> _EXERCISE_: Lines containing the word "with" are to be located and copied.

> _DATA PROVIDED_:
▶
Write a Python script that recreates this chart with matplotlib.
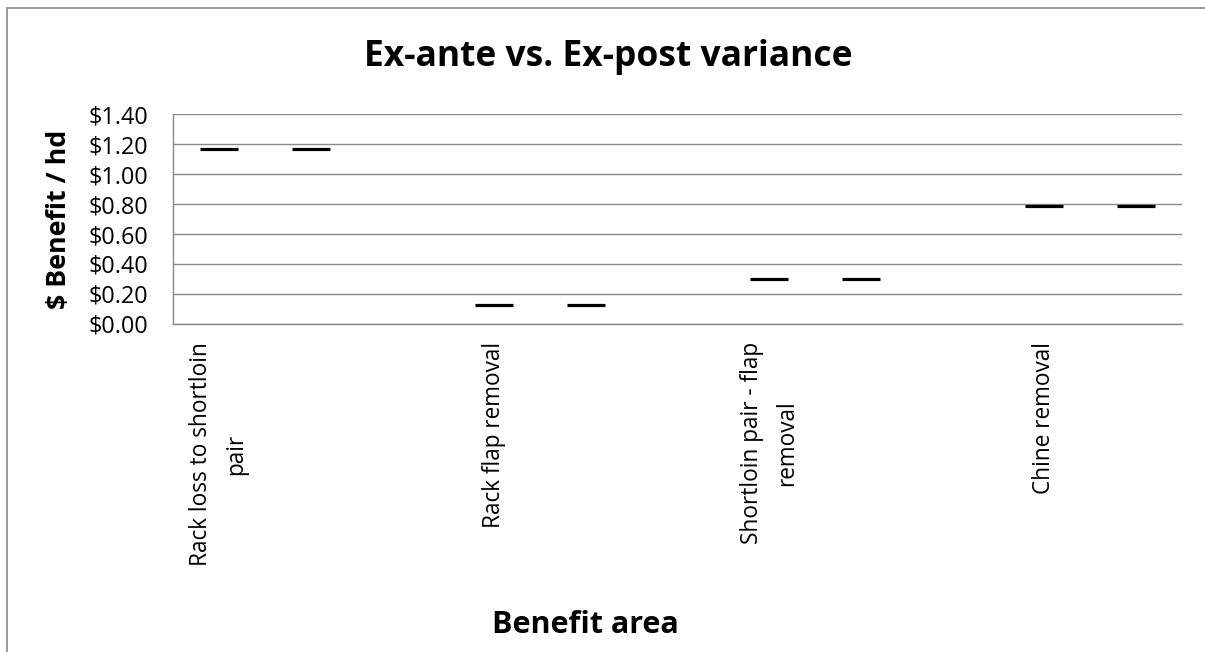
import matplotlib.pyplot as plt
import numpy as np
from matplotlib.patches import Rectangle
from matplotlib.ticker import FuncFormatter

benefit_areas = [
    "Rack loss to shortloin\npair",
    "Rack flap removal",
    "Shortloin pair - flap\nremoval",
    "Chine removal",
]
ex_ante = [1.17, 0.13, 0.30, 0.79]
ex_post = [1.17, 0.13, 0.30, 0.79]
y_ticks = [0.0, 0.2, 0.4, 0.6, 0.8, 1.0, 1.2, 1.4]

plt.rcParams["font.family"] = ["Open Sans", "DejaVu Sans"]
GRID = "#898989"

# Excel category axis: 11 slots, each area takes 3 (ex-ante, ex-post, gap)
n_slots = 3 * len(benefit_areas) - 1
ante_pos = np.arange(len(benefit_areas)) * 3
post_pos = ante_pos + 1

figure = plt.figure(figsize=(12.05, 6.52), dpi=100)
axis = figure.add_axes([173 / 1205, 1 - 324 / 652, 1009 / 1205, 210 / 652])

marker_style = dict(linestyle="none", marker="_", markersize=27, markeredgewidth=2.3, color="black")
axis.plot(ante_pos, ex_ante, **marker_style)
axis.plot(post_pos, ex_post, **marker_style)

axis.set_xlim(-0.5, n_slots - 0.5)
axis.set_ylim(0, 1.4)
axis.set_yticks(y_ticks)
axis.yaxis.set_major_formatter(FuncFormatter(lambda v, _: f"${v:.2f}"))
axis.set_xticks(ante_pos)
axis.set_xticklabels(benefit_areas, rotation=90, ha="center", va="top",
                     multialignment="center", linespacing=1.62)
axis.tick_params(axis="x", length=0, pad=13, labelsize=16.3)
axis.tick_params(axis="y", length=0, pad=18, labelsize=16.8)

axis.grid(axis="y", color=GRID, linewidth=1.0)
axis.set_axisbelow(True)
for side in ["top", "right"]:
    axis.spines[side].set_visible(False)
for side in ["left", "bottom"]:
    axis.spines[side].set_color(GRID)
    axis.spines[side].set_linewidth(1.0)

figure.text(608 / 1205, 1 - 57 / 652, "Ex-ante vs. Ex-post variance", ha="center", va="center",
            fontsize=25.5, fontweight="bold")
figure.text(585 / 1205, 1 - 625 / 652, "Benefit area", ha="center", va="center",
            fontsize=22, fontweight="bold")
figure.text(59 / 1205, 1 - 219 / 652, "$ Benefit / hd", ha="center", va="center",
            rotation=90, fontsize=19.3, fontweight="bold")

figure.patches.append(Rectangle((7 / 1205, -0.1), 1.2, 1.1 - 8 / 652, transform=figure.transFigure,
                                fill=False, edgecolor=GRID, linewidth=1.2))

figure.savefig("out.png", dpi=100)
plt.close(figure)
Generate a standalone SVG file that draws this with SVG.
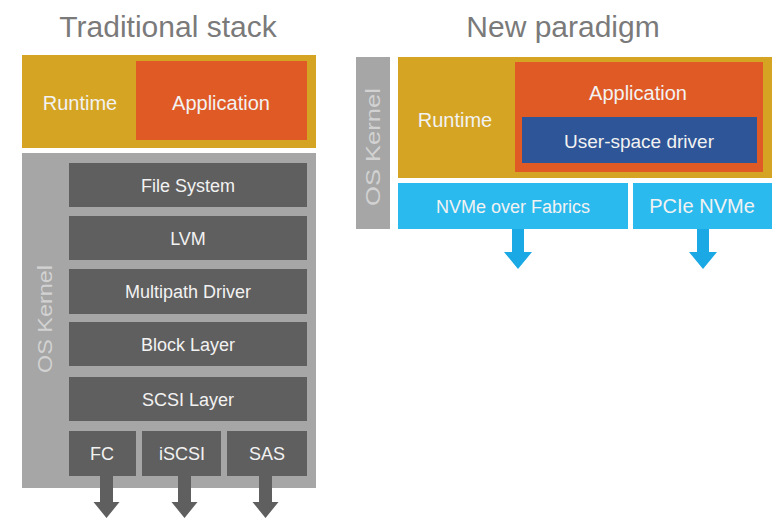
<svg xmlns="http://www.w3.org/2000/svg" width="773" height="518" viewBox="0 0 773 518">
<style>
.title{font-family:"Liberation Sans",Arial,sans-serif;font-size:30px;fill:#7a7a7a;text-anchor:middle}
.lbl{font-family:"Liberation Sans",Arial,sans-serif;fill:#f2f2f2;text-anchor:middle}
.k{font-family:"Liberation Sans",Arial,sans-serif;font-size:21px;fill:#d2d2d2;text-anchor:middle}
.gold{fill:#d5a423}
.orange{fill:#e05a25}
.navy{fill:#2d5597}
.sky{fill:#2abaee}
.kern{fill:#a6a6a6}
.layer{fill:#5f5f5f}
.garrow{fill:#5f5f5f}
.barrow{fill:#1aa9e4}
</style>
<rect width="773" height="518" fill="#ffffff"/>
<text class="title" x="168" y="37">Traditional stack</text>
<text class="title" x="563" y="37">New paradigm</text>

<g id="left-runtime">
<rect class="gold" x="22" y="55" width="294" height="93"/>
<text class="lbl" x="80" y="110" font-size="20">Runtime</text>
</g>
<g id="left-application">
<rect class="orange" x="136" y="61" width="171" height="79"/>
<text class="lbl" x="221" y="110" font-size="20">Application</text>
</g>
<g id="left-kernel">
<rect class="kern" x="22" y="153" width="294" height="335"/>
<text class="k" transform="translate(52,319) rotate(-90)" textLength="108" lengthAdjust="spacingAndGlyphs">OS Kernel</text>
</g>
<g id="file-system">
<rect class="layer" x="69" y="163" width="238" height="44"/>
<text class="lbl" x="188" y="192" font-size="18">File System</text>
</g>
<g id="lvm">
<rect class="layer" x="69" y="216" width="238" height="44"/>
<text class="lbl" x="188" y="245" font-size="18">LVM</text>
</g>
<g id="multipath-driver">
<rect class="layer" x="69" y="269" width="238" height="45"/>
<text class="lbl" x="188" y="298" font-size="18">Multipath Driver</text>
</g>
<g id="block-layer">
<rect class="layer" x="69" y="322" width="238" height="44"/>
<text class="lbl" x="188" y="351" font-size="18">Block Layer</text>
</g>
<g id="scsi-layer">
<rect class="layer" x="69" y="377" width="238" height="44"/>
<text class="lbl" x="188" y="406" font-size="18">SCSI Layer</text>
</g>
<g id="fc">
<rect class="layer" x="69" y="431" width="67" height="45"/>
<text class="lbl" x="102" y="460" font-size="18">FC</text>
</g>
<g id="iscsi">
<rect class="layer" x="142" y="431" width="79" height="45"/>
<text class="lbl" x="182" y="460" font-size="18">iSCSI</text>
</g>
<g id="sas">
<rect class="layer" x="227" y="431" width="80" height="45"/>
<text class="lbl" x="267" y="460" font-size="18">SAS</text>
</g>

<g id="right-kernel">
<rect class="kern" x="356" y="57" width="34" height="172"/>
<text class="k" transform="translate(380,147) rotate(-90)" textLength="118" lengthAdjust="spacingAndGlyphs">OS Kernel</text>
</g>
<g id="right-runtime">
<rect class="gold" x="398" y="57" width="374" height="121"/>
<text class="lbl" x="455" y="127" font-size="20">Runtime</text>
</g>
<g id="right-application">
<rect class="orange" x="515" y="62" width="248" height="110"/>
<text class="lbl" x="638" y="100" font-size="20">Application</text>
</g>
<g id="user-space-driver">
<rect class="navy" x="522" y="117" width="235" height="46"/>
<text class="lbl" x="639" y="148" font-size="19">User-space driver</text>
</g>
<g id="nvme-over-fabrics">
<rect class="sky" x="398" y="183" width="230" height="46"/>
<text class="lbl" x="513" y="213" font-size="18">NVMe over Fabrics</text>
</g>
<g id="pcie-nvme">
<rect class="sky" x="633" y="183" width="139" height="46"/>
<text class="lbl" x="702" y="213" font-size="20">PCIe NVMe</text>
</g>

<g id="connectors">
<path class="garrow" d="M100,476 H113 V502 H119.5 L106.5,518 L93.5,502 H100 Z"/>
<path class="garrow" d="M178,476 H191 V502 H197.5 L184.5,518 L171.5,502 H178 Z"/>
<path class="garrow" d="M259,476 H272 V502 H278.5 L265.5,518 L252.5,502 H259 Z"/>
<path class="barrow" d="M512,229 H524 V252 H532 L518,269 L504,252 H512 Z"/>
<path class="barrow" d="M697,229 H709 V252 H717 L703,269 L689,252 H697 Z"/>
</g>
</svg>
◀
> _WRITTEN SOLUTION_:
Write a Python script that recreates this chart with matplotlib.
Generate a standalone SVG file that draws this with SVG.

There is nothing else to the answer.